Wenatchee River Salmon Festival

Some of the more than 10,000 students and members of the public that attend the Wenatchee River Salmon Festival each year at Leavenworth NFH. (Photo Credit: Ryan Hagerty, USFWS)

Two and a half decades --it's a timeline roughly equivalent to 7-8 generations of Chinook salmon, Pacific Ocean super-migrators that begin their cycle of life as a tiny egg in river gravel --or a hatchery -- and cover thousands of river and ocean miles before returning to the waters of their birth to spawn and die.

It's also the longevity of one of America's largest and most well-established salmon festivals, the Wenatchee River Salmon Festival, which the Leavenworth Fisheries Complex has sponsored in coordination with Friends of Northwest Hatcheries every year since 1990.

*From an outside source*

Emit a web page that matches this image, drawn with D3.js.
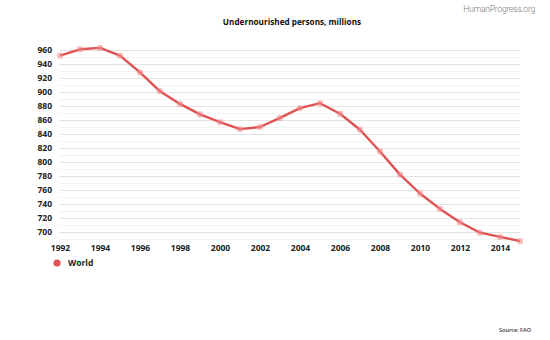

Each September the Festival celebrates the return of salmon to central Washington's rivers, streams, lakes, and yes, hatcheries. Leavenworth National Fish Hatchery hosts the two-day event, which kicks off the third Friday of the month with visits by several thousand area third-sixth graders, and then opens to the public. At least 10,000 students and people from across the Northwest and Canada now attend the event.

Hatchery staff, the Friends group, and an veritable army of volunteers, sponsors, and partner groups collaborate year-round to create a community-oriented celebration that not only recognizes the importance of salmon to the region, but the historic, cultural, and current-day contributions area tribes and conservation partners are making to rebuild and restore wild runs while recognizing the importance of hatchery programs.

Event-goers have a range of activity options that expands every year, ranging from storytelling to guided nature walks to watching Native American dances and sampling tribal-smoked salmon, to kinetic activities such as archery and Gyotaku (the Japanese art of fish painting). And of course, touring a hatchery that itself turned 75 in 2015.

After months of keeping on-station salmon alive during one of the hottest and driest Northwest summers since the Festival began and successful completion of a lead removal project on a gun range once operated on hatchery grounds, staff and hatchery supporters were ready to celebrate in 2015. And once again the Festival brought color and spectacle to the hatchery: artwork by poster contest winners, professional chalk art, and a range of food vendors and educational displays has turned a facility already on the National Register of Historic Places into one of the most popular early fall destinations in the Northwest.

Like the very salmon the Festival celebrates, the return each of the next generation of students, the tribes that set up a village for three days and share their culture, and people affirms and reminds both the public and Service staff alike who we in the Fish and Aquatic Conservation Program and National Fish Hatchery System are, what we do, why we do it, and why people should care. Planning for the 2016 Wenatchee River Salmon Festival has already begin, and new generation of spring Chinook are just now hatching out of eggs spawned at Leavenworth NFH in mid-August.

And that is worth at least 25 --or even 75 --more years of celebration.